**SHORT TASK:** Where the string "chart" occurs in the material below, report the whole line.

'''

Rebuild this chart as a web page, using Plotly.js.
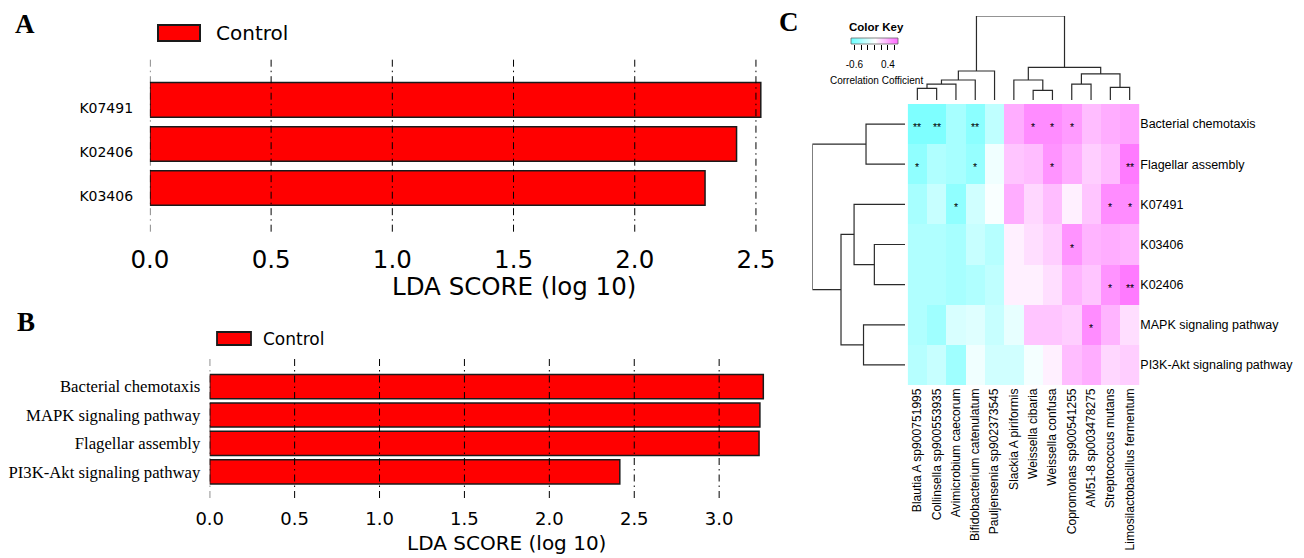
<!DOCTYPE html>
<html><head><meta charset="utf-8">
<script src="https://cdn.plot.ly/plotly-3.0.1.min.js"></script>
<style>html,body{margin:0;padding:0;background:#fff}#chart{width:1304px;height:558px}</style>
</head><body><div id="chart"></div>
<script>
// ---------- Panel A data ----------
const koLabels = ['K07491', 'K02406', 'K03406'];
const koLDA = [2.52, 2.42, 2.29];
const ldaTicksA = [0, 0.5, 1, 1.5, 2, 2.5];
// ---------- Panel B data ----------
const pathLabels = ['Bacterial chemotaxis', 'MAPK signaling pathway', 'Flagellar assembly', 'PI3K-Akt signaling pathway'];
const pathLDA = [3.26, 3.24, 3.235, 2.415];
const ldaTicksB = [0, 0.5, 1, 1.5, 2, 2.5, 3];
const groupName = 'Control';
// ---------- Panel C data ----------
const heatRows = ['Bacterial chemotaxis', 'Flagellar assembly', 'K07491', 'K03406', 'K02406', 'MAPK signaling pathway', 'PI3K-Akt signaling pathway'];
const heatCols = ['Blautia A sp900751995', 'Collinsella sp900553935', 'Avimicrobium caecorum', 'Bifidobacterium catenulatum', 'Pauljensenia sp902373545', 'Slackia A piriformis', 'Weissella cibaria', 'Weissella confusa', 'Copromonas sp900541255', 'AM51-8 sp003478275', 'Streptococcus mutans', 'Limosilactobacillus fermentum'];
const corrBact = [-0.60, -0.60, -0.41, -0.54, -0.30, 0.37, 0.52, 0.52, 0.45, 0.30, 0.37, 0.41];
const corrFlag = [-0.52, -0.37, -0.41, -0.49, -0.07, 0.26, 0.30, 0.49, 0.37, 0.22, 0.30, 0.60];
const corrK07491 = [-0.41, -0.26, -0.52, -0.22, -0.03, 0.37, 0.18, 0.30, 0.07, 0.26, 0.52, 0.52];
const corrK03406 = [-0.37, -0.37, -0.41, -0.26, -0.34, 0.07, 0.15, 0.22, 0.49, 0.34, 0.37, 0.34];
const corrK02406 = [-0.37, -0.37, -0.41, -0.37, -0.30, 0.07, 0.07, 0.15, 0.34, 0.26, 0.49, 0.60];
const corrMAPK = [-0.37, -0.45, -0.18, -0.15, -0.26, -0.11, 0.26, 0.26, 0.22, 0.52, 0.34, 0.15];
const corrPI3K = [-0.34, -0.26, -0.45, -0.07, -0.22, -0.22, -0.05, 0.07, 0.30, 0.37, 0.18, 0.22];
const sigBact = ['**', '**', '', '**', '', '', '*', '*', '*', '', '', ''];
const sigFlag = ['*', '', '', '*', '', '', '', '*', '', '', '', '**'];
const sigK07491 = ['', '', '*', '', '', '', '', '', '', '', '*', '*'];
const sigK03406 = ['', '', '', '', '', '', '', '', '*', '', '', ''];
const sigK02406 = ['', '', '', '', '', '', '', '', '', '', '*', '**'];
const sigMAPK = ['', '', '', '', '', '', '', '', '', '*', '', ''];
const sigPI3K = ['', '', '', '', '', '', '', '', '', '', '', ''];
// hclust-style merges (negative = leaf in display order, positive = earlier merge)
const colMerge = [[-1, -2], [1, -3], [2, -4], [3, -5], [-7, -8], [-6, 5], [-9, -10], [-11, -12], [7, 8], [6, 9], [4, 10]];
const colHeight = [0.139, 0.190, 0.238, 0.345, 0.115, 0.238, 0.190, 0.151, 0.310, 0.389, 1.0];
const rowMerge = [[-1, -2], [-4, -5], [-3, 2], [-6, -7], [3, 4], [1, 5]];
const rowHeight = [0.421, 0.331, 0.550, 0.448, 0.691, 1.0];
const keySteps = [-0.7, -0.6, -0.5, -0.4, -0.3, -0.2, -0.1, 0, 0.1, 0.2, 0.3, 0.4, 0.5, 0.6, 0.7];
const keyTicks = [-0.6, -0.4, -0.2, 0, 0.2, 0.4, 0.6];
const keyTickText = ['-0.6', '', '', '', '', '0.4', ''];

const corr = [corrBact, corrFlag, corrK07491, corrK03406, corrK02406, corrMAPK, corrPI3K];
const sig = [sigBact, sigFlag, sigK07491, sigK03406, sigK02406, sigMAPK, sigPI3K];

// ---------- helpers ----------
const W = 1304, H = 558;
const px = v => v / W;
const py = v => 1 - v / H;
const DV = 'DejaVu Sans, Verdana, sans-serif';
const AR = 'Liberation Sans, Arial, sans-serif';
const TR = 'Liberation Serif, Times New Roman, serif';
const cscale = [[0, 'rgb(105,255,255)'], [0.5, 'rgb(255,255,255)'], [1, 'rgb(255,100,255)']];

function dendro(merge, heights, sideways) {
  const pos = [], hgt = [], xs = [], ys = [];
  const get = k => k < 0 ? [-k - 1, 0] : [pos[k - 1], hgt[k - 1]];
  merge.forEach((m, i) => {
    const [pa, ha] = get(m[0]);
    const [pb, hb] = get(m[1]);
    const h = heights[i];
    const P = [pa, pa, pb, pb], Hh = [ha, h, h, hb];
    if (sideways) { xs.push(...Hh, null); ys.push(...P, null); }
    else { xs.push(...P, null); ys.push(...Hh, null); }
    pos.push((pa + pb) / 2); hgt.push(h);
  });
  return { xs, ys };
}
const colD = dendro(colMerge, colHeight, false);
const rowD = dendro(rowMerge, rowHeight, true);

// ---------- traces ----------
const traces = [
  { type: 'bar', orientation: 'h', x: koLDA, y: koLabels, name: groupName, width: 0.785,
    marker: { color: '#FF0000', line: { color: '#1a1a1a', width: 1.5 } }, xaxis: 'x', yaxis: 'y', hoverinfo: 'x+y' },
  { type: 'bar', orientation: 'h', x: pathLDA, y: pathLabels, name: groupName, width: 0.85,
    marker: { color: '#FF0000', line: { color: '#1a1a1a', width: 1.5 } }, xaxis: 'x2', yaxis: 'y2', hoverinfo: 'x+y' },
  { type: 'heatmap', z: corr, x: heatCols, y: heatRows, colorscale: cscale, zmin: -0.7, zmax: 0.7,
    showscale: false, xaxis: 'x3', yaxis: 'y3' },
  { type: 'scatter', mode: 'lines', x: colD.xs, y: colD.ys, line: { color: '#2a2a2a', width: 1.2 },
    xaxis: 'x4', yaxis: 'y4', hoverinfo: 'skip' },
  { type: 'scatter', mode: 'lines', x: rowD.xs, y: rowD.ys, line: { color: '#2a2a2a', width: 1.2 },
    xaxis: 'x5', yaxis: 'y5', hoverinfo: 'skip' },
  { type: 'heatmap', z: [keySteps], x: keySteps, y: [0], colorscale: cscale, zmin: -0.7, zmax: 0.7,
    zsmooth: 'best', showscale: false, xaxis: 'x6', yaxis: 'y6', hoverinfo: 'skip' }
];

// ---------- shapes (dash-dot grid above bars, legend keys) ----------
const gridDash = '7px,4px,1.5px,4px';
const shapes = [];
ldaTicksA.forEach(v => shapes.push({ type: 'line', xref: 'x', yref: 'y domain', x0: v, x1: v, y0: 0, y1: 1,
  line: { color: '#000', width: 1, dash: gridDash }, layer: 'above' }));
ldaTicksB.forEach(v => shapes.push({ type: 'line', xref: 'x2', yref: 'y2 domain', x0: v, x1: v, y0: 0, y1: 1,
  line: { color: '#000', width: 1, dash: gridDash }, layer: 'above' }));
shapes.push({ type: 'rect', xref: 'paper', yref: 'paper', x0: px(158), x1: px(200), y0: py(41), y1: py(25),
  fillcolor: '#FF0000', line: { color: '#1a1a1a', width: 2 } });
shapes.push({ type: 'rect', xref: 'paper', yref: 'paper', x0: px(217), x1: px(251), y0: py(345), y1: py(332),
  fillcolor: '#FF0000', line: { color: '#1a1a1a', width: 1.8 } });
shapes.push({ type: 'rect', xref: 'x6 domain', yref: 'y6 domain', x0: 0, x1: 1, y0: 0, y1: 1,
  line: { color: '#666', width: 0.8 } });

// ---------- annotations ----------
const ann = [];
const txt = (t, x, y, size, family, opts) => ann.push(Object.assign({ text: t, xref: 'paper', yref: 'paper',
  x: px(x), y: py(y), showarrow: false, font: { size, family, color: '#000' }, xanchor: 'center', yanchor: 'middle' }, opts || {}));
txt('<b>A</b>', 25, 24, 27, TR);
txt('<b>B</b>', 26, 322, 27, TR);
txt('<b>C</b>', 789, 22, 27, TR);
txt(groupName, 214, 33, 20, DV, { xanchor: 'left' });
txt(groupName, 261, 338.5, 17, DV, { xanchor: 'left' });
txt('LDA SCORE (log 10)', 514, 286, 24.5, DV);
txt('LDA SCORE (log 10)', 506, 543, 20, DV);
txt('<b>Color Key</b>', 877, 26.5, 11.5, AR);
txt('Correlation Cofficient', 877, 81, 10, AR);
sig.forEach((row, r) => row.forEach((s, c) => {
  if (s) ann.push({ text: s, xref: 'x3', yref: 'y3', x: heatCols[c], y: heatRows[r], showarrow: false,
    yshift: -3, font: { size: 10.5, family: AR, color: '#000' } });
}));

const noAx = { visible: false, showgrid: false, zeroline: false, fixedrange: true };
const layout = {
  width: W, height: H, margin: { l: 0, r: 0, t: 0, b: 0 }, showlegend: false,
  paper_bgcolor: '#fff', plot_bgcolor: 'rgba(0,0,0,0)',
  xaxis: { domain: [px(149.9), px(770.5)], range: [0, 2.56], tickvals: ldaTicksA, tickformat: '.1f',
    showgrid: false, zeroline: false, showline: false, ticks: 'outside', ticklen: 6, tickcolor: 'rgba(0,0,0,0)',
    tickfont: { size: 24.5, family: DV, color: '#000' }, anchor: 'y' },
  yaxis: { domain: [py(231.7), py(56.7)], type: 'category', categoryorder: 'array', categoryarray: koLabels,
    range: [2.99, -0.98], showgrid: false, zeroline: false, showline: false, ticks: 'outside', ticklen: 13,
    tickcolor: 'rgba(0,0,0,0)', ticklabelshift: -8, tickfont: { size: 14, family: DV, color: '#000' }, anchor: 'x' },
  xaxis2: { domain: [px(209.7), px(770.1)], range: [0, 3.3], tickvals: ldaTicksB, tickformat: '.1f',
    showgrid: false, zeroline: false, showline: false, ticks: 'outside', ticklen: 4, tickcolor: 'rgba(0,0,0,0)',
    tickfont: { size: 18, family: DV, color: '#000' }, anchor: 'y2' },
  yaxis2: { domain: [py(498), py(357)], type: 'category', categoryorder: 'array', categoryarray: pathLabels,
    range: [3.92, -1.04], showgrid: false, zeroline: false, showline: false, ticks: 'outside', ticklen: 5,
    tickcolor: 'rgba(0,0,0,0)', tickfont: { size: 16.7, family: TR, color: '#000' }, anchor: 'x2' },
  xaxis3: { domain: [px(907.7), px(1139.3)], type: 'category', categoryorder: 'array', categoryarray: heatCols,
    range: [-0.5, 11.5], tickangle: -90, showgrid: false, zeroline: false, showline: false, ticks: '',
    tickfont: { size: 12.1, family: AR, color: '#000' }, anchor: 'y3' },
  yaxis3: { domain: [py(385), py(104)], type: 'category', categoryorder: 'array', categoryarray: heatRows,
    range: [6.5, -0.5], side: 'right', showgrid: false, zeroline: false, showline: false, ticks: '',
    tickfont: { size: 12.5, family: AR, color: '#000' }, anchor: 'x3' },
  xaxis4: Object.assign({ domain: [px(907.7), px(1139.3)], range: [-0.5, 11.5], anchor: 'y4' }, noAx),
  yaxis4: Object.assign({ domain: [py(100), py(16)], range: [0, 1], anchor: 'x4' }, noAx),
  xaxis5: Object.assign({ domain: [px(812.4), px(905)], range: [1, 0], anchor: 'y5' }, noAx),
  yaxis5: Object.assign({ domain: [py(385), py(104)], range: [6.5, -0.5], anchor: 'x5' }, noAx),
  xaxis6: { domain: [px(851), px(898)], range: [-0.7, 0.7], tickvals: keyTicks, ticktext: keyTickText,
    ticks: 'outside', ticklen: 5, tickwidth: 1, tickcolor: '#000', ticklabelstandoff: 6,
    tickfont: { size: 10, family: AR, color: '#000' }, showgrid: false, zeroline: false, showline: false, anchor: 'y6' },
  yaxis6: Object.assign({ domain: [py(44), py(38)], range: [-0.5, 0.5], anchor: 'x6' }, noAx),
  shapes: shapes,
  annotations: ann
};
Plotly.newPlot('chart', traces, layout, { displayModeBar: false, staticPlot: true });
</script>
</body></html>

'''

**REPLY:**
Rebuild this chart as a web page, using Plotly.js.
<style>html,body{margin:0;padding:0;background:#fff}#chart{width:1304px;height:558px}</style>
</head><body><div id="chart"></div>
Plotly.newPlot('chart', traces, layout, { displayModeBar: false, staticPlot: true });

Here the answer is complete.